----- Source material -----

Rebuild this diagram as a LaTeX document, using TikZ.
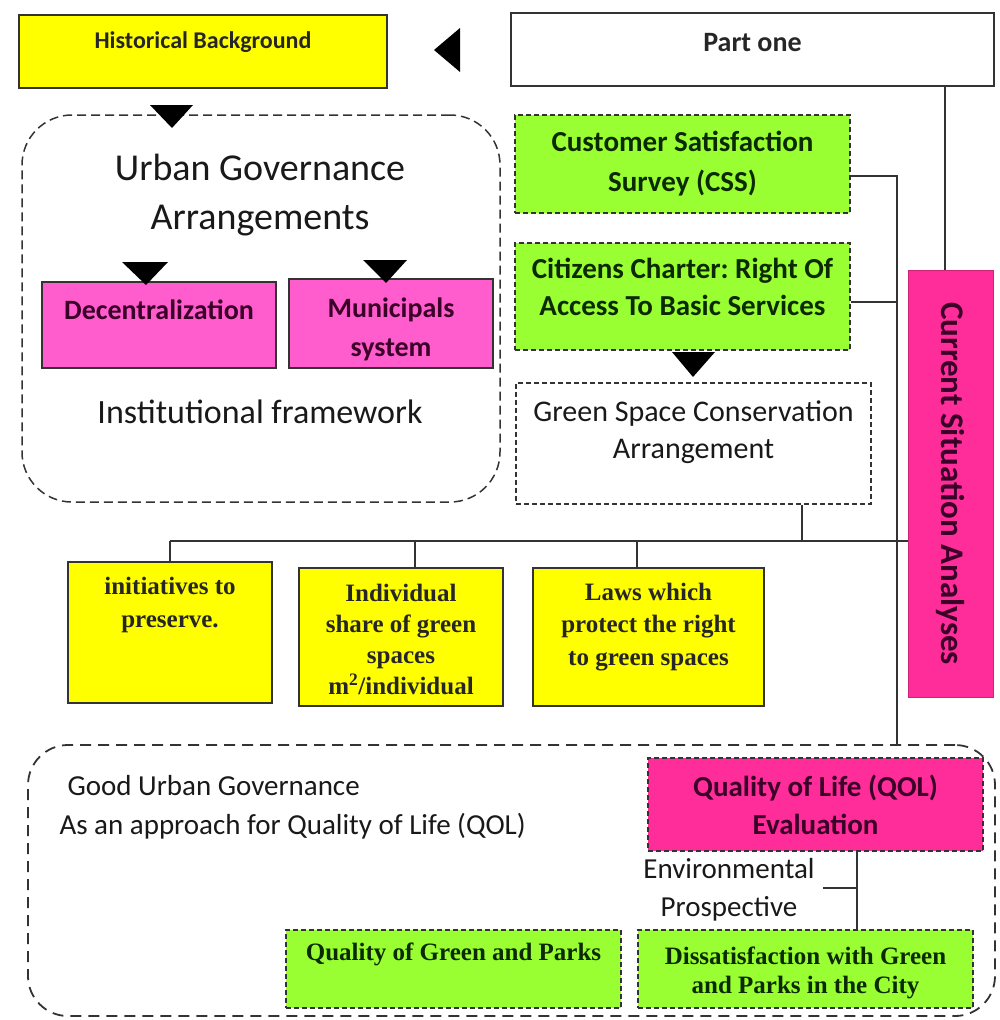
\documentclass[tikz,border=0pt]{standalone}
\usepackage{fontspec}
\usepackage{graphicx}
\setmainfont{Carlito}
\newfontfamily\tnr{Liberation Serif}
\definecolor{ylw}{HTML}{FFFF00}
\definecolor{lpink}{HTML}{FF5CCD}
\definecolor{hpink}{HTML}{FF2D9A}
\definecolor{lime}{HTML}{99FF33}
\definecolor{dgreen}{HTML}{0C2A00}
\definecolor{dpink}{HTML}{3A0028}
\definecolor{edge}{HTML}{333333}
\newcommand{\fs}[2]{\fontsize{#1}{#2}\selectfont}
\frenchspacing
\begin{document}
\begin{tikzpicture}[x=1pt,y=-1pt,
  solidbox/.style={draw=edge, line width=1.4pt, inner sep=0pt, align=center},
  dbox/.style={draw=edge, line width=1.2pt, dash pattern=on 5pt off 3pt, inner sep=0pt, align=center},
  bigdash/.style={draw=edge, line width=1.5pt, dash pattern=on 9pt off 5pt, inner sep=0pt},
  conn/.style={draw=edge, line width=1.2pt},
  tri/.style={fill=black},
  cal/.style={font=\bfseries\fs{28}{39}},
  tms/.style={font=\tnr\bfseries\fs{25}{31}},
]
\useasboundingbox (0,0) rectangle (999,1020);

% top row
\node[solidbox, fill=ylw, minimum width=368pt, minimum height=73pt, font=\bfseries\fs{24}{28}, text=black!85] (hist) at (203,51.5) {\raisebox{22pt}{Historical Background}};
\node[solidbox, fill=white, minimum width=483pt, minimum height=73pt, font=\bfseries\fs{28}{32}, text=black!85] (partone) at (752.5,49.5) {\raisebox{14pt}{Part one}};
\fill[tri] (434,50) -- (460,28) -- (460,72) -- cycle;

% Urban governance group
\node[bigdash, rounded corners=50pt, minimum width=478pt, minimum height=387pt] (ug) at (261,308.5) {};
\fill[tri] (150,105) -- (193,105) -- (172,128) -- cycle;
\node[align=center, font=\fs{38}{49}, text=black!90] (ugt) at (260,195) {Urban Governance\\Arrangements};
\node[solidbox, fill=lpink, minimum width=234pt, minimum height=86pt, cal, text=dpink] (dec) at (159,325)
  {\parbox[c][86pt][t]{234pt}{\centering\vspace*{18pt}Decentralization}};
\node[solidbox, fill=lpink, minimum width=204pt, minimum height=89pt, cal, text=dpink] (mun) at (391,323.5)
  {\parbox[c][89pt][t]{204pt}{\centering\vspace*{19pt}Municipals\\system}};
\fill[tri] (122,262) -- (168,262) -- (146,285) -- cycle;
\fill[tri] (363,260) -- (407,260) -- (386,283) -- cycle;
\node[font=\fs{34}{36}, text=black!90] (inst) at (260,412) {Institutional framework};

% right column
\node[dbox, fill=lime, minimum width=335pt, minimum height=98pt, font=\bfseries\fs{29}{40}, text=dgreen] (css) at (682.5,164) {Customer Satisfaction\\Survey (CSS)};
\node[dbox, fill=lime, minimum width=335pt, minimum height=107pt, font=\bfseries\fs{29}{37}, text=dgreen] (cit) at (682.5,296.5)
  {\parbox[c][107pt][t]{335pt}{\centering\vspace*{15pt}Citizens Charter: Right Of\\Access To Basic Services}};
\fill[tri] (672,352) -- (715,352) -- (693,377) -- cycle;
\node[dbox, fill=white, minimum width=355pt, minimum height=121pt, font=\fs{30}{37}, text=black!90] (gsc) at (693.5,443.5)
  {\parbox[c][121pt][t]{355pt}{\centering\vspace*{18pt}Green Space Conservation\\Arrangement}};
\node[solidbox, draw=hpink!80!black, line width=0.8pt, fill=hpink, minimum width=85pt, minimum height=427pt, font=\bfseries\fs{33}{36}, text=dpink] (csa) at (950.5,483.5) {\rotatebox{-90}{Current Situation Analyses}};

% yellow middle row
\node[solidbox, fill=ylw, minimum width=204pt, minimum height=141pt, tms, text=black!85] (ini) at (170,632.5)
  {\parbox[c][141pt][t]{204pt}{\centering\vspace*{15pt}initiatives to\\[2pt]preserve.}};
\node[solidbox, fill=ylw, minimum width=204pt, minimum height=138pt, tms, text=black!85] (ind) at (401,637)
  {\parbox[c][138pt][t]{204pt}{\centering\vspace*{16pt}Individual\\share of green\\spaces\\m\textsuperscript{2}/individual}};
\node[solidbox, fill=ylw, minimum width=231pt, minimum height=138pt, tms, font=\tnr\bfseries\fs{25}{32.5}, text=black!85] (law) at (648.5,637)
  {\parbox[c][138pt][t]{231pt}{\centering\vspace*{15pt}Laws which\\protect the right\\to green spaces}};

% bottom group
\node[bigdash, line width=1.8pt, dash pattern=on 11pt off 7pt, rounded corners=40pt, minimum width=967pt, minimum height=271pt] (good) at (511.5,880.5) {};
\node[anchor=west, align=left, font=\fs{29}{39}, text=black!90] (goodt) at (56,807.5) {\hspace{8pt}Good Urban Governance\\As an approach for Quality of Life (QOL)};
\node[dbox, fill=hpink, minimum width=335pt, minimum height=93pt, font=\bfseries\fs{29}{38}, text=dpink] (qol) at (815.5,804.5) {Quality of Life (QOL)\\Evaluation};
\node[align=center, font=\fs{29}{38}, text=black!90] (env) at (729,890) {Environmental\\Prospective};
\node[dbox, fill=lime, minimum width=335pt, minimum height=78pt, tms, text=dgreen] (qgp) at (453.5,969)
  {\parbox[c][78pt][t]{335pt}{\centering\vspace*{13pt}Quality of Green and Parks}};
\node[dbox, fill=lime, minimum width=335pt, minimum height=78pt, tms, font=\tnr\bfseries\fs{25}{29}, text=dgreen] (dis) at (805.5,969)
  {\parbox[c][78pt][t]{335pt}{\centering\vspace*{17pt}Dissatisfaction with Green\\and Parks in the City}};

% connectors
\coordinate (xa) at (945,0);
\coordinate (xb) at (897,0);
\coordinate (xc) at (802,0);
\coordinate (xd) at (857,0);
\coordinate (hy) at (0,541);
\coordinate (hy2) at (0,888);
\coordinate (ex) at (823,0);
\draw[conn] (partone.south -| xa) -- (csa.north -| xa);
\draw[conn] ([yshift=-12pt]css.east) -| (xb |- good.north);
\draw[conn] ([yshift=-5.5pt]cit.east) -- ([yshift=-5.5pt]cit.east -| xb);
\draw[conn] (gsc.south -| xc) -- (xc |- hy);
\draw[conn] (hy -| ini.north) -- (hy -| csa.west);
\draw[conn] (hy -| ini.north) -- (ini.north);
\draw[conn] (hy -| 415,0) -- (ind.north -| 415,0);
\draw[conn] (hy -| 637,0) -- (law.north -| 637,0);
\draw[conn] (qol.south -| xd) -- (dis.north -| xd);
\draw[conn] (hy2 -| ex) -- (hy2 -| xd);
\end{tikzpicture}
\end{document}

-----

* **The task**
Return the material word for word. Pictures are not part of the copy.

* **Full solution**
Rebuild this diagram as a LaTeX document, using TikZ.
\documentclass[tikz,border=0pt]{standalone}
\usepackage{fontspec}
\usepackage{graphicx}
\setmainfont{Carlito}
\newfontfamily\tnr{Liberation Serif}
\definecolor{ylw}{HTML}{FFFF00}
\definecolor{lpink}{HTML}{FF5CCD}
\definecolor{hpink}{HTML}{FF2D9A}
\definecolor{lime}{HTML}{99FF33}
\definecolor{dgreen}{HTML}{0C2A00}
\definecolor{dpink}{HTML}{3A0028}
\definecolor{edge}{HTML}{333333}
\newcommand{\fs}[2]{\fontsize{#1}{#2}\selectfont}
\frenchspacing
\begin{document}
\begin{tikzpicture}[x=1pt,y=-1pt,
  solidbox/.style={draw=edge, line width=1.4pt, inner sep=0pt, align=center},
  dbox/.style={draw=edge, line width=1.2pt, dash pattern=on 5pt off 3pt, inner sep=0pt, align=center},
  bigdash/.style={draw=edge, line width=1.5pt, dash pattern=on 9pt off 5pt, inner sep=0pt},
  conn/.style={draw=edge, line width=1.2pt},
  tri/.style={fill=black},
  cal/.style={font=\bfseries\fs{28}{39}},
  tms/.style={font=\tnr\bfseries\fs{25}{31}},
]
\useasboundingbox (0,0) rectangle (999,1020);

% top row
\node[solidbox, fill=ylw, minimum width=368pt, minimum height=73pt, font=\bfseries\fs{24}{28}, text=black!85] (hist) at (203,51.5) {\raisebox{22pt}{Historical Background}};
\node[solidbox, fill=white, minimum width=483pt, minimum height=73pt, font=\bfseries\fs{28}{32}, text=black!85] (partone) at (752.5,49.5) {\raisebox{14pt}{Part one}};
\fill[tri] (434,50) -- (460,28) -- (460,72) -- cycle;

% Urban governance group
\node[bigdash, rounded corners=50pt, minimum width=478pt, minimum height=387pt] (ug) at (261,308.5) {};
\fill[tri] (150,105) -- (193,105) -- (172,128) -- cycle;
\node[align=center, font=\fs{38}{49}, text=black!90] (ugt) at (260,195) {Urban Governance\\Arrangements};
\node[solidbox, fill=lpink, minimum width=234pt, minimum height=86pt, cal, text=dpink] (dec) at (159,325)
  {\parbox[c][86pt][t]{234pt}{\centering\vspace*{18pt}Decentralization}};
\node[solidbox, fill=lpink, minimum width=204pt, minimum height=89pt, cal, text=dpink] (mun) at (391,323.5)
  {\parbox[c][89pt][t]{204pt}{\centering\vspace*{19pt}Municipals\\system}};
\fill[tri] (122,262) -- (168,262) -- (146,285) -- cycle;
\fill[tri] (363,260) -- (407,260) -- (386,283) -- cycle;
\node[font=\fs{34}{36}, text=black!90] (inst) at (260,412) {Institutional framework};

% right column
\node[dbox, fill=lime, minimum width=335pt, minimum height=98pt, font=\bfseries\fs{29}{40}, text=dgreen] (css) at (682.5,164) {Customer Satisfaction\\Survey (CSS)};
\node[dbox, fill=lime, minimum width=335pt, minimum height=107pt, font=\bfseries\fs{29}{37}, text=dgreen] (cit) at (682.5,296.5)
  {\parbox[c][107pt][t]{335pt}{\centering\vspace*{15pt}Citizens Charter: Right Of\\Access To Basic Services}};
\fill[tri] (672,352) -- (715,352) -- (693,377) -- cycle;
\node[dbox, fill=white, minimum width=355pt, minimum height=121pt, font=\fs{30}{37}, text=black!90] (gsc) at (693.5,443.5)
  {\parbox[c][121pt][t]{355pt}{\centering\vspace*{18pt}Green Space Conservation\\Arrangement}};
\node[solidbox, draw=hpink!80!black, line width=0.8pt, fill=hpink, minimum width=85pt, minimum height=427pt, font=\bfseries\fs{33}{36}, text=dpink] (csa) at (950.5,483.5) {\rotatebox{-90}{Current Situation Analyses}};

% yellow middle row
\node[solidbox, fill=ylw, minimum width=204pt, minimum height=141pt, tms, text=black!85] (ini) at (170,632.5)
  {\parbox[c][141pt][t]{204pt}{\centering\vspace*{15pt}initiatives to\\[2pt]preserve.}};
\node[solidbox, fill=ylw, minimum width=204pt, minimum height=138pt, tms, text=black!85] (ind) at (401,637)
  {\parbox[c][138pt][t]{204pt}{\centering\vspace*{16pt}Individual\\share of green\\spaces\\m\textsuperscript{2}/individual}};
\node[solidbox, fill=ylw, minimum width=231pt, minimum height=138pt, tms, font=\tnr\bfseries\fs{25}{32.5}, text=black!85] (law) at (648.5,637)
  {\parbox[c][138pt][t]{231pt}{\centering\vspace*{15pt}Laws which\\protect the right\\to green spaces}};

% bottom group
\node[bigdash, line width=1.8pt, dash pattern=on 11pt off 7pt, rounded corners=40pt, minimum width=967pt, minimum height=271pt] (good) at (511.5,880.5) {};
\node[anchor=west, align=left, font=\fs{29}{39}, text=black!90] (goodt) at (56,807.5) {\hspace{8pt}Good Urban Governance\\As an approach for Quality of Life (QOL)};
\node[dbox, fill=hpink, minimum width=335pt, minimum height=93pt, font=\bfseries\fs{29}{38}, text=dpink] (qol) at (815.5,804.5) {Quality of Life (QOL)\\Evaluation};
\node[align=center, font=\fs{29}{38}, text=black!90] (env) at (729,890) {Environmental\\Prospective};
\node[dbox, fill=lime, minimum width=335pt, minimum height=78pt, tms, text=dgreen] (qgp) at (453.5,969)
  {\parbox[c][78pt][t]{335pt}{\centering\vspace*{13pt}Quality of Green and Parks}};
\node[dbox, fill=lime, minimum width=335pt, minimum height=78pt, tms, font=\tnr\bfseries\fs{25}{29}, text=dgreen] (dis) at (805.5,969)
  {\parbox[c][78pt][t]{335pt}{\centering\vspace*{17pt}Dissatisfaction with Green\\and Parks in the City}};

% connectors
\coordinate (xa) at (945,0);
\coordinate (xb) at (897,0);
\coordinate (xc) at (802,0);
\coordinate (xd) at (857,0);
\coordinate (hy) at (0,541);
\coordinate (hy2) at (0,888);
\coordinate (ex) at (823,0);
\draw[conn] (partone.south -| xa) -- (csa.north -| xa);
\draw[conn] ([yshift=-12pt]css.east) -| (xb |- good.north);
\draw[conn] ([yshift=-5.5pt]cit.east) -- ([yshift=-5.5pt]cit.east -| xb);
\draw[conn] (gsc.south -| xc) -- (xc |- hy);
\draw[conn] (hy -| ini.north) -- (hy -| csa.west);
\draw[conn] (hy -| ini.north) -- (ini.north);
\draw[conn] (hy -| 415,0) -- (ind.north -| 415,0);
\draw[conn] (hy -| 637,0) -- (law.north -| 637,0);
\draw[conn] (qol.south -| xd) -- (dis.north -| xd);
\draw[conn] (hy2 -| ex) -- (hy2 -| xd);
\end{tikzpicture}
\end{document}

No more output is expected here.